DOWN IN THE BASEMENT of the Townes Center, Correnti, under Knight’s direction, has been using and, in some cases, building laboratory equipment that simulates temperatures in outer space. The research, says Knight, is designed to create and study new molecules of astrophysical interest to help understand the cosmos at the very basic chemical level. They use an electron spin resonance apparatus to examine hydrogen cluster ions at temperatures near absolute zero.

Correnti was the lead author on a paper sharing the results of their research that was published in the Journal of Chemical Physics in November of 2012. He was also the sole undergraduate presenter at a Royal Society Discussion Meeting in London in February of 2012.

Despite his intense academic load, Correnti has been diligent about making time for play during his college years. He participated in several intramural sports and coached an intramural soccer team.

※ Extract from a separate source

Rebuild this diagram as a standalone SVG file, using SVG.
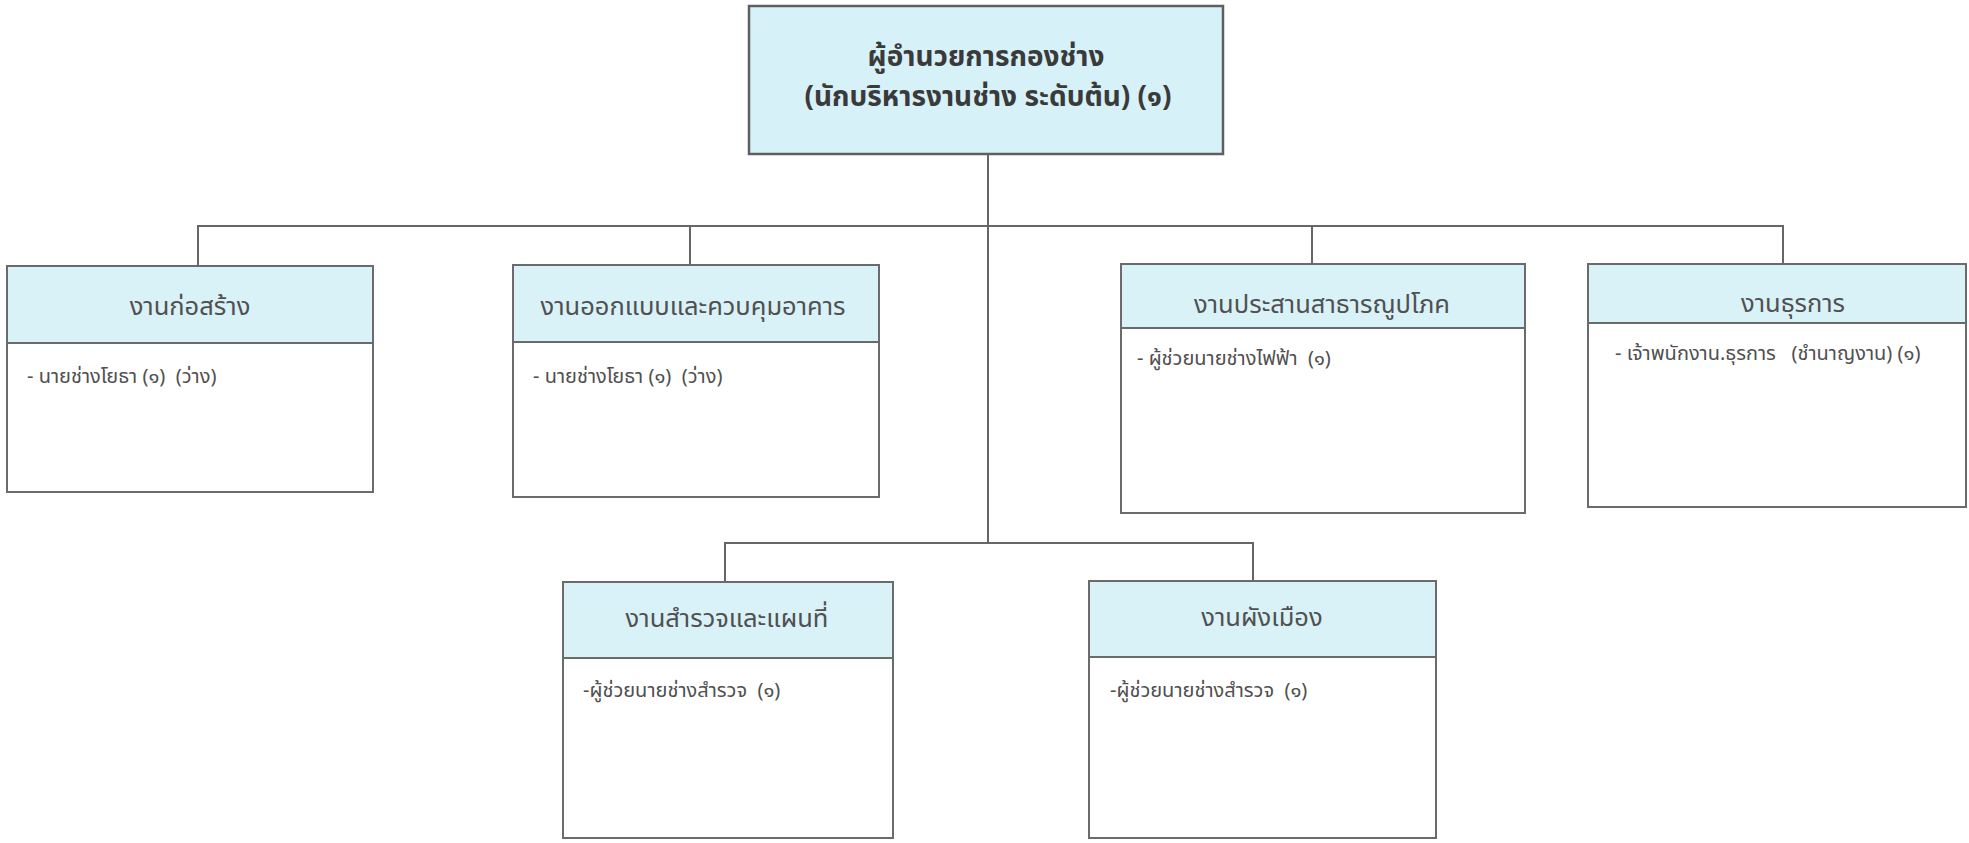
<svg xmlns="http://www.w3.org/2000/svg" width="1969" height="843" viewBox="0 0 1969 843">
<style>
.box{fill:#ffffff;stroke:#6b6b6b;stroke-width:2}
.hdr{fill:#d8f2f8;stroke:#6b6b6b;stroke-width:2}
.top{fill:#d6f1f7;stroke:#5f5f5f;stroke-width:2.5}
.conn{fill:none;stroke:#666;stroke-width:2}
.h{font-family:"Noto Sans Thai","Noto Sans","DejaVu Sans",sans-serif;font-size:25.5px;fill:#505050;text-anchor:middle}
.b{font-family:"Noto Sans Thai","Noto Sans","DejaVu Sans",sans-serif;font-size:20px;fill:#505050}
.t{font-family:"Noto Sans Thai","Noto Sans","DejaVu Sans",sans-serif;font-size:28px;font-weight:bold;fill:#3a3a3a;text-anchor:middle}
</style>
<rect width="1969" height="843" fill="#ffffff"/>
<g id="connectors">
<path class="conn" d="M988 154 V543"/>
<path class="conn" d="M198 265 V226 H1783 V264"/>
<path class="conn" d="M690 226 V265"/>
<path class="conn" d="M1312 226 V264"/>
<path class="conn" d="M725 582 V543 H1253 V581"/>
</g>
<g id="director">
<rect class="top" x="749" y="6" width="474" height="148"/>
<text class="t" x="986" y="66">ผู้อำนวยการกองช่าง</text>
<text class="t" x="988" y="106">(นักบริหารงานช่าง ระดับต้น) (๑)</text>
</g>
<g id="construction">
<rect class="box" x="7" y="266" width="366" height="226"/>
<rect class="hdr" x="7" y="266" width="366" height="77"/>
<text class="h" x="190" y="315">งานก่อสร้าง</text>
<text class="b" x="27" y="383" xml:space="preserve">- นายช่างโยธา (๑)  (ว่าง)</text>
</g>
<g id="design">
<rect class="box" x="513" y="265" width="366" height="232"/>
<rect class="hdr" x="513" y="265" width="366" height="77"/>
<text class="h" x="693" y="315">งานออกแบบและควบคุมอาคาร</text>
<text class="b" x="533" y="383" xml:space="preserve">- นายช่างโยธา (๑)  (ว่าง)</text>
</g>
<g id="utilities">
<rect class="box" x="1121" y="264" width="404" height="249"/>
<rect class="hdr" x="1121" y="264" width="404" height="64"/>
<text class="h" x="1322" y="313">งานประสานสาธารณูปโภค</text>
<text class="b" x="1137" y="365" xml:space="preserve">- ผู้ช่วยนายช่างไฟฟ้า  (๑)</text>
</g>
<g id="admin">
<rect class="box" x="1588" y="264" width="378" height="243"/>
<rect class="hdr" x="1588" y="264" width="378" height="59"/>
<text class="h" x="1793" y="312">งานธุรการ</text>
<text class="b" x="1615" y="360" xml:space="preserve">- เจ้าพนักงาน.ธุรการ   (ชำนาญงาน) (๑)</text>
</g>
<g id="survey">
<rect class="box" x="563" y="582" width="330" height="256"/>
<rect class="hdr" x="563" y="582" width="330" height="76"/>
<text class="h" x="727" y="627">งานสำรวจและแผนที่</text>
<text class="b" x="583" y="697" xml:space="preserve">-ผู้ช่วยนายช่างสำรวจ  (๑)</text>
</g>
<g id="cityplan">
<rect class="box" x="1089" y="581" width="347" height="257"/>
<rect class="hdr" x="1089" y="581" width="347" height="76"/>
<text class="h" x="1262" y="626">งานผังเมือง</text>
<text class="b" x="1110" y="697" xml:space="preserve">-ผู้ช่วยนายช่างสำรวจ  (๑)</text>
</g>
</svg>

As vice president of the Furman chapter of the American Chemical Society, he organized community outreach events, including interactive activities to help encourage children to become interested in science. One of his favorite projects for children is making ice cream with liquid nitrogen.

“I can’t say it tastes as good as Ben and Jerry’s, but it’s definitely in the spirit,” he says.

Correnti also has a passion for woodworking. “Creating objects of original beauty and craftsmanship is as alluring to me as the process of scientific discovery,” he says.

Two of his pieces have received major recognition. Woodworkers Journal highlighted a contemporary-style desk Correnti built, and a ball-and-claw table he made was showcased in the Philadelphia Furniture Show. “It’s an opportunity to take ideas, persevere through it and turn them into reality,” Correnti says.

One of his greatest joys has been attending Furman with his high school sweetheart, Karen Woods. Woods, a health sciences major, finished her studies in December. They were married May 25, and they’re headed to Richland, Wash., where Correnti will be part of the National Security Internship Program at the Pacific Northwest National Lab. There, he’ll be able to continue what he describes as “the essence of Furman” by working collaboratively with his research advisor, Dr. Marvin Warner.

The program will give him flexibility as he decides what course to pursue and what graduate program to attend. Eventually he hopes for a career developing practical technologies to address contemporary international issues, such as clean energy production and storage and pollution reduction.

“Matt is simply a delight,” says John Harris. “Furman faculty will be talking about him for years to come.”